Com a alta na falsificação dos vinhos, porém, a Espanha determinou que a bebida fosse envasada no país de origem. Para falar dos uísques da The Macallan é necessário, primeiramente, entender sobre o vinho fortificado. No solo seco e extremamente branco de albariza, que surpreende pelo nascimento de parreiras, há 6.700 hectares de vinícolas na região de Jerez, sendo 900 hectares pertencentes à Valdespino, do Grupo Estevez, adquirida parcialmente pela Macallan em março deste ano.
Dessas vinícolas espanholas saem, por ano, 9 milhões de litros do vinho fortificado para 40 países. Dentre os vinhos produzidos estão o Fino, Manzanilla, Amontillado, Palo Cortado, Oloroso e Pedro Ximénez. Ainda que o vinho seja ingrediente essencial para temperar os barris, é preciso que haja um equilíbrio com a madeira. Assim, o jerez fica tempo suficiente para penetrar na madeira sem que seu sabor se sobressaia. “O malte não é o ingrediente principal, mas os barris que curam o uísque”, diz Raquel Raies, gerente de educação da destilaria.
Da Espanha também saem os carvalhos que se transformarão em barricas. Do norte do país são derrubadas as árvores que serão secas naturalmente ao sol na Andaluzia. Após a cura com jerez Oloroso, de 18 a 24 meses, os barris viajam para a Escócia, onde são preenchidos com o single malte. Assim que é esvaziado, o barril tem 15 dias para chegar ao norte do Reino Unido. Até 80% dos sabores e aromas do uísque são provenientes desse processo.
O método também influencia a tonalidade caramelo da bebida. A cor natural é o principal ponto do novo lançamento da marca, The Macallan Colour Collection.
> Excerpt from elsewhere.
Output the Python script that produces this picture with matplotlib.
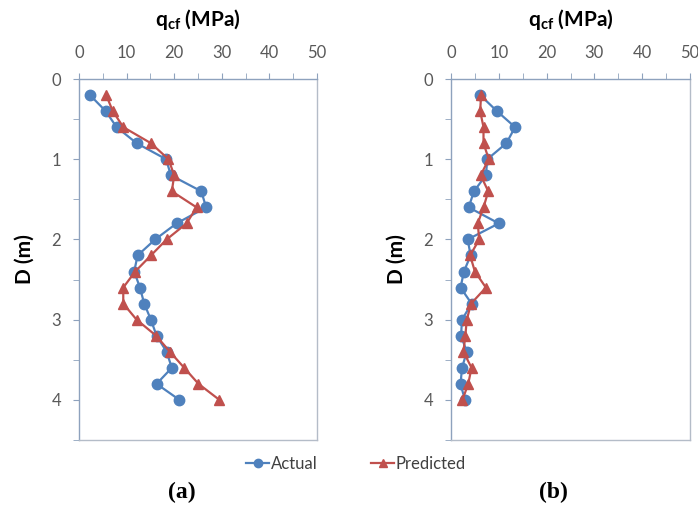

Trata-se de uma linha com cinco uísques de diferentes tons, do carvalho dourado do Colour Collection 12 anos ao castanho-escuro do Colour Collection de 30 anos. “Os barris de carvalho contribuem para a qualidade, sabores e aromas distintos”, diz David Carson, designer gráfico que desenvolveu as embalagens da coleção. “Vejo Jerez de la Frontera como uma enorme tela em branco, que tem mistérios esperando para serem descobertos.”
É difícil fugir do tema na cidade que dá o nome ao vinho local. Entre os atrativos turísticos está, é claro, a bebida. A poucos minutos do centro da cidade estão as parreiras e as uvas tipo Palomino Moscatel e Pedro Ximénez, que são colhidas em agosto. A 130 metros acima do nível do mar, um dos pontos mais altos da cidade, a vinícola do Grupo Estevez oferece experiências para além do óbvio. Com vista para a plantação, é possível tomar um café da manhã ou fazer uma degustação harmonizada de Amontillado Tío Diego com chocolates ao pôr do sol.
Em outra área fica a imensa adega, onde estão os mais de 25.000 barris. À primeira vista todos iguais, cada tonel com 600 litros guarda um tipo diferente de vinho. A degustação acontece diretamente dos barris para a taça com um instrumento característico da cidade, a venencia. Na ponta de uma longa haste de metal flexível está um pequeno copo cilíndrico que atravessa a levedura protetora chamada flor, que cobre o vinho. Como uma performance, o venenciador serve a bebida com uma grande distância da taça. Caminhando pelo centro de Jerez é possível avistar diversas fontes que são alimentadas por enormes venencias que jorram água.
Mais do que da cevada, água e levedura, o terroir do uísque da Macallan provém essencialmente das uvas e da madeira da Espanha. Os caminhos mais caros para a produção refletem no produto e no preço final. A marca possui sete dos dez uísques mais caros já vendidos em leilão, como o The Macallan Fine and Rare 60-Year-Old 1926, leiloado em 2019 em Londres por 1,9 milhão de dólares. “Ano após ano a destilaria quebra recordes de preços, construindo ainda mais sua fama como uma marca de luxo”, afirma Mauricio Porto, autor do blog O Cão Engarrafado e sócio-proprietário do Caledonia Whisky&Co.